= Data extract =
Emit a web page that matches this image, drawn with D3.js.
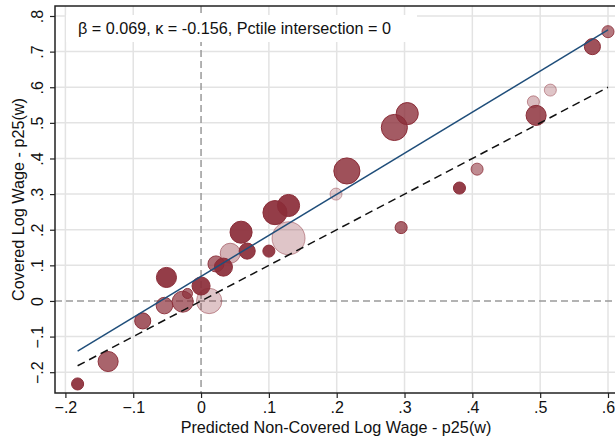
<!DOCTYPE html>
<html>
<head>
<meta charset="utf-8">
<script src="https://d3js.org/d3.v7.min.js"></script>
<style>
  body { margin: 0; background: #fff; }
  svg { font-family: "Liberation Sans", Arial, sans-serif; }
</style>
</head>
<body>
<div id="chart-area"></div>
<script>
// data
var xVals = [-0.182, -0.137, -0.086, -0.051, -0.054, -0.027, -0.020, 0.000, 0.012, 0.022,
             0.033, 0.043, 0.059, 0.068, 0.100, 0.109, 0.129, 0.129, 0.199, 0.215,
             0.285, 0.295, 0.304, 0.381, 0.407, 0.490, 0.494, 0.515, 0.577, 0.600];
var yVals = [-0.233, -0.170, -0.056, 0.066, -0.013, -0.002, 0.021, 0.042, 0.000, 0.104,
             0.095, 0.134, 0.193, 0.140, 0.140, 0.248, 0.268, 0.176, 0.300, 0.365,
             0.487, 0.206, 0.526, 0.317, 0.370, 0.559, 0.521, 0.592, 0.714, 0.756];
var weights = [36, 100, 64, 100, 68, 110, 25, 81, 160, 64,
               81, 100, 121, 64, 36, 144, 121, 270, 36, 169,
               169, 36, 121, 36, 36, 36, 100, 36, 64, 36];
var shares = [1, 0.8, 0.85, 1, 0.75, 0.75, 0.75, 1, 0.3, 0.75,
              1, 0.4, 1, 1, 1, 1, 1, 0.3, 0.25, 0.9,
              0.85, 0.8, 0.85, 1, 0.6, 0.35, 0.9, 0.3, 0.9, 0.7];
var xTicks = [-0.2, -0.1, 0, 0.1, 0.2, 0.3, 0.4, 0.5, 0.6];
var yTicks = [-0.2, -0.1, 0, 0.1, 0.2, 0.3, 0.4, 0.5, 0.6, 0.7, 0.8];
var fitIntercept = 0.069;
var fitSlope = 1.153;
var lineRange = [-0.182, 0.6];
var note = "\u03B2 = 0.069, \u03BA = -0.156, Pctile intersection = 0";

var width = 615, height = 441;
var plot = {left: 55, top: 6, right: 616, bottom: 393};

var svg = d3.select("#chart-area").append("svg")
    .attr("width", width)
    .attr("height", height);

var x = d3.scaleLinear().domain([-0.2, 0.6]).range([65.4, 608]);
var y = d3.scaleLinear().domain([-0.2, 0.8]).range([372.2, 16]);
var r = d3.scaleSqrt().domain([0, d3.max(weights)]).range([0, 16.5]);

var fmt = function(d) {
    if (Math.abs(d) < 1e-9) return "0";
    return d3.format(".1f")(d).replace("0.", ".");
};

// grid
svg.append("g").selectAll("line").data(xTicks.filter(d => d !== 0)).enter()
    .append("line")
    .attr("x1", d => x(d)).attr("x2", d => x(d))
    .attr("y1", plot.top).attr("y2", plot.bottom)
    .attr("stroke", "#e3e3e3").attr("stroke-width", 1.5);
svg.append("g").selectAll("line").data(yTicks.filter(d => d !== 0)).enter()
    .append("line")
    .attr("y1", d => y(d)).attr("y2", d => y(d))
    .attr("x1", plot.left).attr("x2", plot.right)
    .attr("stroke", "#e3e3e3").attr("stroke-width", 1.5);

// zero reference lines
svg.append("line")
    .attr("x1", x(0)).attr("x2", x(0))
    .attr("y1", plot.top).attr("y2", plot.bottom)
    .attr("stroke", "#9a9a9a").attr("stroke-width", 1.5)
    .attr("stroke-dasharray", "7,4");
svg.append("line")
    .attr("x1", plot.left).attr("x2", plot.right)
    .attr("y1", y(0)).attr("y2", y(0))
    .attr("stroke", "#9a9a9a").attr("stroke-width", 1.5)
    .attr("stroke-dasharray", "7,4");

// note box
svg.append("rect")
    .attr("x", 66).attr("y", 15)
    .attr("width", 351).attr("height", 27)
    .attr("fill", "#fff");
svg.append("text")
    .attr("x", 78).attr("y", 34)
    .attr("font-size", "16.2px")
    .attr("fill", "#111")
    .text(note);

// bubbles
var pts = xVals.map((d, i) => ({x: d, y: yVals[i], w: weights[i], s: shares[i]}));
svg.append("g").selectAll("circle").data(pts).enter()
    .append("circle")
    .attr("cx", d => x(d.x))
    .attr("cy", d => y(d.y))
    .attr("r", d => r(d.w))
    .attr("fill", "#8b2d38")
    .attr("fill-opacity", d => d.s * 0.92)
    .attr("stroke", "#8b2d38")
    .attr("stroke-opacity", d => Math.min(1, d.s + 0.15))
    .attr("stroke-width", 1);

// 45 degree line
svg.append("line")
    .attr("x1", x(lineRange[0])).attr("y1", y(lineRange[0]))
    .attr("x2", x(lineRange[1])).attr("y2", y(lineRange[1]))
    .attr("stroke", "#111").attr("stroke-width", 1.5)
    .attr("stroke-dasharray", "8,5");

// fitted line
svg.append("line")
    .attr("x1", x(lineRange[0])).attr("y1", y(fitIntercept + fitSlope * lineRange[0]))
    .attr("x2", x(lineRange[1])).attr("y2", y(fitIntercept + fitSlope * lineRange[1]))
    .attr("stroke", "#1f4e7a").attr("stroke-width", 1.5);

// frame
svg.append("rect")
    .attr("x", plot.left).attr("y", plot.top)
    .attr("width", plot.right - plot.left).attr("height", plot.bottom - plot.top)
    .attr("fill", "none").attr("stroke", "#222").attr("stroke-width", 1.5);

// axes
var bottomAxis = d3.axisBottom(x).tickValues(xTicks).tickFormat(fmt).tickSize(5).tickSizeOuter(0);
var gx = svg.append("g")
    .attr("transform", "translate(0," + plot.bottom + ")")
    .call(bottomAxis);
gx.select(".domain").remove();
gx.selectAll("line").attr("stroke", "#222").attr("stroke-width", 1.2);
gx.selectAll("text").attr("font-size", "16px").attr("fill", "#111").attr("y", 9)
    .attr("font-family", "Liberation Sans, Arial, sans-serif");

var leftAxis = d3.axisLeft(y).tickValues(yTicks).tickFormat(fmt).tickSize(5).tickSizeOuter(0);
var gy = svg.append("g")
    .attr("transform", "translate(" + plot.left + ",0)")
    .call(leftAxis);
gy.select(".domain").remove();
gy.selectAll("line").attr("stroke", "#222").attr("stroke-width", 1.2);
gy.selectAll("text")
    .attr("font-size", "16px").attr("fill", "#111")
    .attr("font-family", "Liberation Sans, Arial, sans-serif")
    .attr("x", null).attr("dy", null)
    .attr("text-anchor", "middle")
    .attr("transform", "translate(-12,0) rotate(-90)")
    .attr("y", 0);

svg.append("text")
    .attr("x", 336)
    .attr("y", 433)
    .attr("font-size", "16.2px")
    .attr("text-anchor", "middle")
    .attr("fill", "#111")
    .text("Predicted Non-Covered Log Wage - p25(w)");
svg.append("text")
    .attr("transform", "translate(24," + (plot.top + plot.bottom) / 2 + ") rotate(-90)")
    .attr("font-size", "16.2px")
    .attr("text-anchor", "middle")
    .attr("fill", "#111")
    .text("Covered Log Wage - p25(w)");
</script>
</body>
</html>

= Given request =
Except for the pictures, print the data above exactly.

= Task solution =
Emit a web page that matches this image, drawn with D3.js.
<!DOCTYPE html>
<html>
<head>
<meta charset="utf-8">
<script src="https://d3js.org/d3.v7.min.js"></script>
<style>
  body { margin: 0; background: #fff; }
  svg { font-family: "Liberation Sans", Arial, sans-serif; }
</style>
</head>
<body>
<div id="chart-area"></div>
<script>
// data
var xVals = [-0.182, -0.137, -0.086, -0.051, -0.054, -0.027, -0.020, 0.000, 0.012, 0.022,
             0.033, 0.043, 0.059, 0.068, 0.100, 0.109, 0.129, 0.129, 0.199, 0.215,
             0.285, 0.295, 0.304, 0.381, 0.407, 0.490, 0.494, 0.515, 0.577, 0.600];
var yVals = [-0.233, -0.170, -0.056, 0.066, -0.013, -0.002, 0.021, 0.042, 0.000, 0.104,
             0.095, 0.134, 0.193, 0.140, 0.140, 0.248, 0.268, 0.176, 0.300, 0.365,
             0.487, 0.206, 0.526, 0.317, 0.370, 0.559, 0.521, 0.592, 0.714, 0.756];
var weights = [36, 100, 64, 100, 68, 110, 25, 81, 160, 64,
               81, 100, 121, 64, 36, 144, 121, 270, 36, 169,
               169, 36, 121, 36, 36, 36, 100, 36, 64, 36];
var shares = [1, 0.8, 0.85, 1, 0.75, 0.75, 0.75, 1, 0.3, 0.75,
              1, 0.4, 1, 1, 1, 1, 1, 0.3, 0.25, 0.9,
              0.85, 0.8, 0.85, 1, 0.6, 0.35, 0.9, 0.3, 0.9, 0.7];
var xTicks = [-0.2, -0.1, 0, 0.1, 0.2, 0.3, 0.4, 0.5, 0.6];
var yTicks = [-0.2, -0.1, 0, 0.1, 0.2, 0.3, 0.4, 0.5, 0.6, 0.7, 0.8];
var fitIntercept = 0.069;
var fitSlope = 1.153;
var lineRange = [-0.182, 0.6];
var note = "\u03B2 = 0.069, \u03BA = -0.156, Pctile intersection = 0";

var width = 615, height = 441;
var plot = {left: 55, top: 6, right: 616, bottom: 393};

var svg = d3.select("#chart-area").append("svg")
    .attr("width", width)
    .attr("height", height);

var x = d3.scaleLinear().domain([-0.2, 0.6]).range([65.4, 608]);
var y = d3.scaleLinear().domain([-0.2, 0.8]).range([372.2, 16]);
var r = d3.scaleSqrt().domain([0, d3.max(weights)]).range([0, 16.5]);

var fmt = function(d) {
    if (Math.abs(d) < 1e-9) return "0";
    return d3.format(".1f")(d).replace("0.", ".");
};

// grid
svg.append("g").selectAll("line").data(xTicks.filter(d => d !== 0)).enter()
    .append("line")
    .attr("x1", d => x(d)).attr("x2", d => x(d))
    .attr("y1", plot.top).attr("y2", plot.bottom)
    .attr("stroke", "#e3e3e3").attr("stroke-width", 1.5);
svg.append("g").selectAll("line").data(yTicks.filter(d => d !== 0)).enter()
    .append("line")
    .attr("y1", d => y(d)).attr("y2", d => y(d))
    .attr("x1", plot.left).attr("x2", plot.right)
    .attr("stroke", "#e3e3e3").attr("stroke-width", 1.5);

// zero reference lines
svg.append("line")
    .attr("x1", x(0)).attr("x2", x(0))
    .attr("y1", plot.top).attr("y2", plot.bottom)
    .attr("stroke", "#9a9a9a").attr("stroke-width", 1.5)
    .attr("stroke-dasharray", "7,4");
svg.append("line")
    .attr("x1", plot.left).attr("x2", plot.right)
    .attr("y1", y(0)).attr("y2", y(0))
    .attr("stroke", "#9a9a9a").attr("stroke-width", 1.5)
    .attr("stroke-dasharray", "7,4");

// note box
svg.append("rect")
    .attr("x", 66).attr("y", 15)
    .attr("width", 351).attr("height", 27)
    .attr("fill", "#fff");
svg.append("text")
    .attr("x", 78).attr("y", 34)
    .attr("font-size", "16.2px")
    .attr("fill", "#111")
    .text(note);

// bubbles
var pts = xVals.map((d, i) => ({x: d, y: yVals[i], w: weights[i], s: shares[i]}));
svg.append("g").selectAll("circle").data(pts).enter()
    .append("circle")
    .attr("cx", d => x(d.x))
    .attr("cy", d => y(d.y))
    .attr("r", d => r(d.w))
    .attr("fill", "#8b2d38")
    .attr("fill-opacity", d => d.s * 0.92)
    .attr("stroke", "#8b2d38")
    .attr("stroke-opacity", d => Math.min(1, d.s + 0.15))
    .attr("stroke-width", 1);

// 45 degree line
svg.append("line")
    .attr("x1", x(lineRange[0])).attr("y1", y(lineRange[0]))
    .attr("x2", x(lineRange[1])).attr("y2", y(lineRange[1]))
    .attr("stroke", "#111").attr("stroke-width", 1.5)
    .attr("stroke-dasharray", "8,5");

// fitted line
svg.append("line")
    .attr("x1", x(lineRange[0])).attr("y1", y(fitIntercept + fitSlope * lineRange[0]))
    .attr("x2", x(lineRange[1])).attr("y2", y(fitIntercept + fitSlope * lineRange[1]))
    .attr("stroke", "#1f4e7a").attr("stroke-width", 1.5);

// frame
svg.append("rect")
    .attr("x", plot.left).attr("y", plot.top)
    .attr("width", plot.right - plot.left).attr("height", plot.bottom - plot.top)
    .attr("fill", "none").attr("stroke", "#222").attr("stroke-width", 1.5);

// axes
var bottomAxis = d3.axisBottom(x).tickValues(xTicks).tickFormat(fmt).tickSize(5).tickSizeOuter(0);
var gx = svg.append("g")
    .attr("transform", "translate(0," + plot.bottom + ")")
    .call(bottomAxis);
gx.select(".domain").remove();
gx.selectAll("line").attr("stroke", "#222").attr("stroke-width", 1.2);
gx.selectAll("text").attr("font-size", "16px").attr("fill", "#111").attr("y", 9)
    .attr("font-family", "Liberation Sans, Arial, sans-serif");

var leftAxis = d3.axisLeft(y).tickValues(yTicks).tickFormat(fmt).tickSize(5).tickSizeOuter(0);
var gy = svg.append("g")
    .attr("transform", "translate(" + plot.left + ",0)")
    .call(leftAxis);
gy.select(".domain").remove();
gy.selectAll("line").attr("stroke", "#222").attr("stroke-width", 1.2);
gy.selectAll("text")
    .attr("font-size", "16px").attr("fill", "#111")
    .attr("font-family", "Liberation Sans, Arial, sans-serif")
    .attr("x", null).attr("dy", null)
    .attr("text-anchor", "middle")
    .attr("transform", "translate(-12,0) rotate(-90)")
    .attr("y", 0);

svg.append("text")
    .attr("x", 336)
    .attr("y", 433)
    .attr("font-size", "16.2px")
    .attr("text-anchor", "middle")
    .attr("fill", "#111")
    .text("Predicted Non-Covered Log Wage - p25(w)");
svg.append("text")
    .attr("transform", "translate(24," + (plot.top + plot.bottom) / 2 + ") rotate(-90)")
    .attr("font-size", "16.2px")
    .attr("text-anchor", "middle")
    .attr("fill", "#111")
    .text("Covered Log Wage - p25(w)");
</script>
</body>
</html>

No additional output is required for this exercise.